Kolumne: Das moralische Problem gezielter Genveränderungen
Mit meiner genetischen Grundausstattung bin ich ganz zufrieden. Meine Zähne haben zwar inzwischen Generationen von Zahnärzten beschäftigt. Aber da war wohl die dürftige Ernährung meiner Kindertage der Auslöser. Und dass ich gegen Katzenhaare, Gräser- und Baumpollen allergisch bin, führe ich auf die einstige Vorliebe meiner Mutter zurück, Aluminiumkochtöpfe zu benutzen. Das Leichtmetall steht im Verdacht, das Immunsystem aufzustacheln.
Unsere Umwelt steuert eben unsere Gene, zum Schlechten wie zum Guten. Zigaretten und Sport sind so ein populäres Gegensatzpaar. Die damit ausgelösten sogenannten epigenetischen Schaltungen im Erbgut sind sehr viel stärker, als die Experten noch vor wenigen Jahren vermutet hatten. Wir können unser Dasein aktiv gestalten.

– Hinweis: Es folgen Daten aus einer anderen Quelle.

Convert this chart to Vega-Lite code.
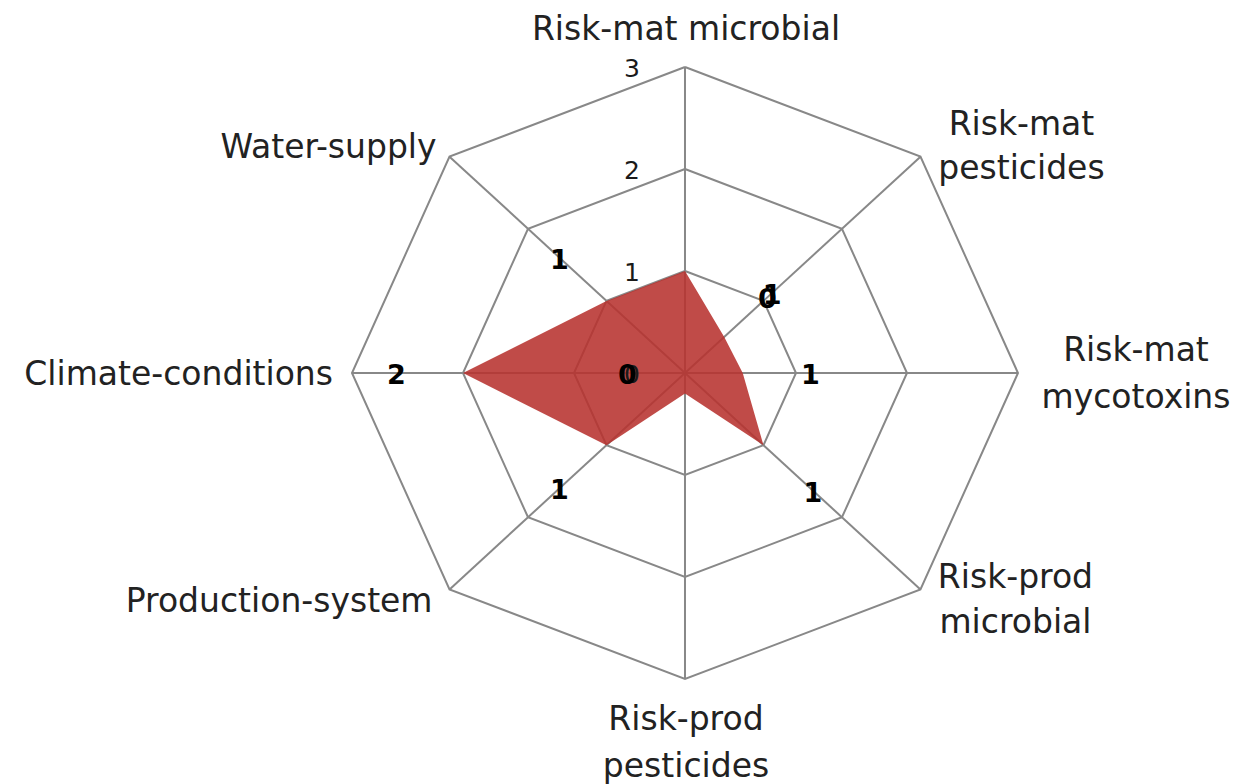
{
  "$schema": "https://vega.github.io/schema/vega-lite/v6.json",
  "width": 1239,
  "height": 784,
  "autosize": "none",
  "padding": 0,
  "background": "white",
  "config": {"view": {"stroke": null}},
  "datasets": {
    "axes": [
      {"axis": 0, "r": 3, "name": "Risk-mat microbial"},
      {"axis": 1, "r": 3, "name": "Risk-mat|pesticides"},
      {"axis": 2, "r": 3, "name": "Risk-mat|mycotoxins"},
      {"axis": 3, "r": 3, "name": "Risk-prod|microbial"},
      {"axis": 4, "r": 3, "name": "Risk-prod|pesticides"},
      {"axis": 5, "r": 3, "name": "Production-system"},
      {"axis": 6, "r": 3, "name": "Climate-conditions"},
      {"axis": 7, "r": 3, "name": "Water-supply"}
    ],
    "series": [
      {"axis": 0, "category": "Risk-mat microbial", "value": 1},
      {"axis": 1, "category": "Risk-mat pesticides", "value": 0.5},
      {"axis": 2, "category": "Risk-mat mycotoxins", "value": 0.52},
      {"axis": 3, "category": "Risk-prod microbial", "value": 1},
      {"axis": 4, "category": "Risk-prod pesticides", "value": 0.2},
      {"axis": 5, "category": "Production-system", "value": 1},
      {"axis": 6, "category": "Climate-conditions", "value": 2},
      {"axis": 7, "category": "Water-supply", "value": 1}
    ],
    "rings": [
      {"r": 1, "axis": [0, 1, 2, 3, 4, 5, 6, 7, 8]},
      {"r": 2, "axis": [0, 1, 2, 3, 4, 5, 6, 7, 8]},
      {"r": 3, "axis": [0, 1, 2, 3, 4, 5, 6, 7, 8]}
    ],
    "ticks": [
      {"axis": 0, "r": 0, "label": "0"},
      {"axis": 0, "r": 1, "label": "1"},
      {"axis": 0, "r": 2, "label": "2"},
      {"axis": 0, "r": 3, "label": "3"}
    ],
    "dataLabels": [
      {"axis": 7, "r": 1.6, "label": "1"},
      {"axis": 6, "r": 2.6, "label": "2"},
      {"axis": 5, "r": 1.6, "label": "1"},
      {"axis": 3, "r": 1.63, "label": "1"},
      {"axis": 2, "r": 1.13, "label": "1"},
      {"axis": 1, "r": 1.05, "label": "0"},
      {"axis": 1, "r": 1.11, "label": "1"},
      {"axis": 6, "r": 0.52, "label": "0"}
    ]
  },
  "encoding": {
    "x": {"field": "X", "type": "quantitative", "axis": null, "scale": {"domain": [-6.171, 4.991], "nice": false, "zero": false}},
    "y": {"field": "Y", "type": "quantitative", "axis": null, "scale": {"domain": [-4.029, 3.657], "nice": false, "zero": false}}
  },
  "layer": [
    {
      "data": {"name": "rings"},
      "transform": [
        {"flatten": ["axis"]},
        {"calculate": "datum.r * sin(datum.axis * PI / 4)", "as": "X"},
        {"calculate": "datum.r * cos(datum.axis * PI / 4)", "as": "Y"}
      ],
      "mark": {"type": "line", "color": "#888888", "strokeWidth": 2},
      "encoding": {
        "detail": {"field": "r", "type": "nominal"},
        "order": {"field": "axis", "type": "quantitative"}
      }
    },
    {
      "data": {"name": "axes"},
      "transform": [
        {"calculate": "datum.r * sin(datum.axis * PI / 4)", "as": "X"},
        {"calculate": "datum.r * cos(datum.axis * PI / 4)", "as": "Y"}
      ],
      "mark": {"type": "rule", "color": "#888888", "strokeWidth": 2},
      "encoding": {
        "x2": {"datum": 0},
        "y2": {"datum": 0}
      }
    },
    {
      "data": {"name": "series"},
      "transform": [
        {"calculate": "datum.value * sin(datum.axis * PI / 4)", "as": "X"},
        {"calculate": "datum.value * cos(datum.axis * PI / 4)", "as": "Y"}
      ],
      "mark": {"type": "line", "filled": true, "fill": "#b7322f", "fillOpacity": 0.88, "strokeWidth": 0},
      "encoding": {
        "order": {"field": "axis", "type": "quantitative"}
      }
    },
    {
      "data": {"name": "ticks"},
      "transform": [
        {"calculate": "datum.r * sin(datum.axis * PI / 4)", "as": "X"},
        {"calculate": "datum.r * cos(datum.axis * PI / 4)", "as": "Y"}
      ],
      "mark": {"type": "text", "align": "right", "baseline": "middle", "dx": -45, "dy": 2, "font": "DejaVu Sans", "fontSize": 25, "color": "#1a1a1a"},
      "encoding": {"text": {"field": "label", "type": "nominal"}}
    },
    {
      "data": {"name": "dataLabels"},
      "transform": [
        {"calculate": "datum.r * sin(datum.axis * PI / 4)", "as": "X"},
        {"calculate": "datum.r * cos(datum.axis * PI / 4)", "as": "Y"}
      ],
      "mark": {"type": "text", "align": "center", "baseline": "middle", "dy": 3, "font": "DejaVu Sans", "fontSize": 27, "fontWeight": "bold", "color": "#000000"},
      "encoding": {"text": {"field": "label", "type": "nominal"}}
    },
    {
      "data": {"name": "axes"},
      "transform": [
        {"filter": "datum.axis == 0"},
        {"calculate": "datum.r * sin(datum.axis * PI / 4)", "as": "X"},
        {"calculate": "datum.r * cos(datum.axis * PI / 4)", "as": "Y"}
      ],
      "mark": {"type": "text", "align": "center", "baseline": "middle", "dx": 1, "dy": -37, "lineBreak": "|", "lineHeight": 46, "font": "DejaVu Sans", "fontSize": 33, "color": "#222222"},
      "encoding": {"text": {"field": "name", "type": "nominal"}}
    },
    {
      "data": {"name": "axes"},
      "transform": [
        {"filter": "datum.axis == 1"},
        {"calculate": "datum.r * sin(datum.axis * PI / 4)", "as": "X"},
        {"calculate": "datum.r * cos(datum.axis * PI / 4)", "as": "Y"}
      ],
      "mark": {"type": "text", "align": "center", "baseline": "middle", "dx": 101, "dy": -32, "lineBreak": "|", "lineHeight": 44, "font": "DejaVu Sans", "fontSize": 33, "color": "#222222"},
      "encoding": {"text": {"field": "name", "type": "nominal"}}
    },
    {
      "data": {"name": "axes"},
      "transform": [
        {"filter": "datum.axis == 2"},
        {"calculate": "datum.r * sin(datum.axis * PI / 4)", "as": "X"},
        {"calculate": "datum.r * cos(datum.axis * PI / 4)", "as": "Y"}
      ],
      "mark": {"type": "text", "align": "center", "baseline": "middle", "dx": 118, "dy": -22, "lineBreak": "|", "lineHeight": 47, "font": "DejaVu Sans", "fontSize": 33, "color": "#222222"},
      "encoding": {"text": {"field": "name", "type": "nominal"}}
    },
    {
      "data": {"name": "axes"},
      "transform": [
        {"filter": "datum.axis == 3"},
        {"calculate": "datum.r * sin(datum.axis * PI / 4)", "as": "X"},
        {"calculate": "datum.r * cos(datum.axis * PI / 4)", "as": "Y"}
      ],
      "mark": {"type": "text", "align": "center", "baseline": "middle", "dx": 95, "dy": -11, "lineBreak": "|", "lineHeight": 45, "font": "DejaVu Sans", "fontSize": 33, "color": "#222222"},
      "encoding": {"text": {"field": "name", "type": "nominal"}}
    },
    {
      "data": {"name": "axes"},
      "transform": [
        {"filter": "datum.axis == 4"},
        {"calculate": "datum.r * sin(datum.axis * PI / 4)", "as": "X"},
        {"calculate": "datum.r * cos(datum.axis * PI / 4)", "as": "Y"}
      ],
      "mark": {"type": "text", "align": "center", "baseline": "middle", "dx": 1, "dy": 41, "lineBreak": "|", "lineHeight": 47, "font": "DejaVu Sans", "fontSize": 33, "color": "#222222"},
      "encoding": {"text": {"field": "name", "type": "nominal"}}
    },
    {
      "data": {"name": "axes"},
      "transform": [
        {"filter": "datum.axis == 5"},
        {"calculate": "datum.r * sin(datum.axis * PI / 4)", "as": "X"},
        {"calculate": "datum.r * cos(datum.axis * PI / 4)", "as": "Y"}
      ],
      "mark": {"type": "text", "align": "right", "baseline": "middle", "dx": -17, "dy": 13, "lineBreak": "|", "font": "DejaVu Sans", "fontSize": 33, "color": "#222222"},
      "encoding": {"text": {"field": "name", "type": "nominal"}}
    },
    {
      "data": {"name": "axes"},
      "transform": [
        {"filter": "datum.axis == 6"},
        {"calculate": "datum.r * sin(datum.axis * PI / 4)", "as": "X"},
        {"calculate": "datum.r * cos(datum.axis * PI / 4)", "as": "Y"}
      ],
      "mark": {"type": "text", "align": "right", "baseline": "middle", "dx": -19, "dy": 2, "lineBreak": "|", "font": "DejaVu Sans", "fontSize": 33, "color": "#222222"},
      "encoding": {"text": {"field": "name", "type": "nominal"}}
    },
    {
      "data": {"name": "axes"},
      "transform": [
        {"filter": "datum.axis == 7"},
        {"calculate": "datum.r * sin(datum.axis * PI / 4)", "as": "X"},
        {"calculate": "datum.r * cos(datum.axis * PI / 4)", "as": "Y"}
      ],
      "mark": {"type": "text", "align": "right", "baseline": "middle", "dx": -13, "dy": -9, "lineBreak": "|", "font": "DejaVu Sans", "fontSize": 33, "color": "#222222"},
      "encoding": {"text": {"field": "name", "type": "nominal"}}
    }
  ]
}
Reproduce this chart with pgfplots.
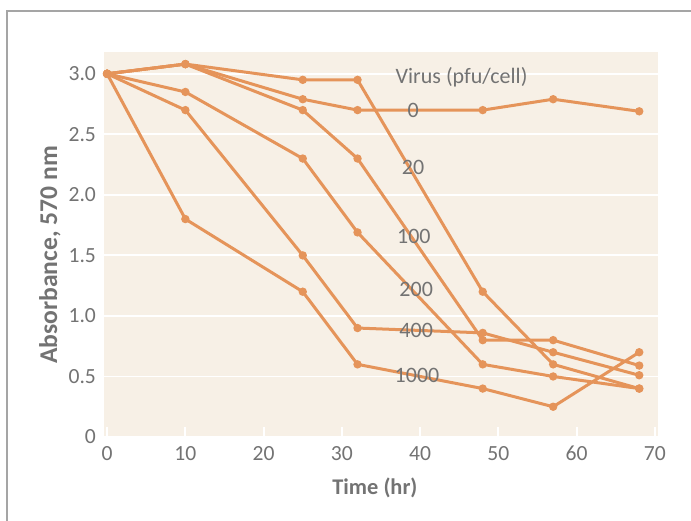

Aktiv eingreifen möchten auch die Geningenieure. Seit mehr als zwei Jahren verfügen sie über ein mächtiges Werkzeug, das einst Bakterien zur Abwehr von Viren entwickelt haben. Die Methode nennt sich Crispr/Cas-System und lässt die Schrotschussmethoden der alten Gentechnik weit hinter sich. Erstmals ist es den Wissenschaftlern damit möglich, gezielt einzelne Gene unter Milliarden ein- und auszuschalten, zu entfernen oder auszutauschen. Das Verfahren hat in der Grundlagenforschung einen Boom ausgelöst. So konnte damit etwa jüngst die molekulare Struktur der lebenswichtigen Chloridkanäle, sie steuern den Druck in unseren Zellen, aufgeklärt werden.
Genetische Veränderungen Punkt genau möglich
Doch dabei wird es nicht bleiben. Bei schwersten Erbkrankheiten wurden früher grobschlächtige Gentherapien erprobt. Die waren noch auf Virushüllen für den Transport der heilenden Gene angewiesen, die dann nach dem Prinzip Zufall irgendwo im Erbgut abgeladen wurden. Schlimme Nebenwirkungen bis hin zum Tod waren teilweise die Folge. Das ist nach dem bisherigen Kenntnisstand bei Crispr/Cas ausgeschlossen. Damit lassen sich genetische Veränderungen erstmals punktgenau ausführen.
So wäre die Heilung der Immunschwächekrankheit Aids durch eine kleine Veränderung am Gen CCR5 möglich, die Zellen würden keine HI-Viren mehr eindringen lassen. Auch zur Vorbeugung des Herzinfarkts gibt es das passende Zielgen: PCSK9. Solche Gentherapien sind am lebenden Menschen, aber auch am Embryo möglich. Unserer Gesellschaft steht damit zwangsläufig eine neue ethische Debatte bevor, ob das heilende Medizin ist – oder auslesende Zucht der Stärksten und Gesündesten.
Wunsch nach Selbstoptimierung ist nicht neu
Nun sind die ethischen Debatten zu Gentechnik oder auch Stammzellforschung bisher oft mit religiösen Argumenten unterfüttert worden. Umso erstaunlicher für mich, dass jetzt der Exzellenzcluster „Religion und Politik“ der Uni Münster eine Studie vorgelegt hat, die zu dem Ergebnis kommt, genetische Optimierungen seien zulässig. Das Verbot eines solchen Eingriffs in die Keimbahn, also in einen Embryo, durch das Embryonenschutzgesetz werde dann hinfällig, sobald die Medizin die absolute Sicherheit garantieren könne. Weder würden Grundrechte noch Menschenwürde durch genetisches Enhancement verletzt, so die Münsteraner Studie.
Darwin lässt schön grüßen, die Menschheit kümmert sich seit Urzeiten um ihre Schwachen und Kranken, das Soziale ist also eindeutig ein Überlebensvorteil. Neu ist der Wunsch nach Selbstoptimierung allerdings auch nicht. Fettabsaugen, pralle Brüste und geliftete Gesichter sind der Kassenknüller bei den Schönheitschirurgen. Wer schön sein will, muss leiden. Ganz ohne Gentechnik.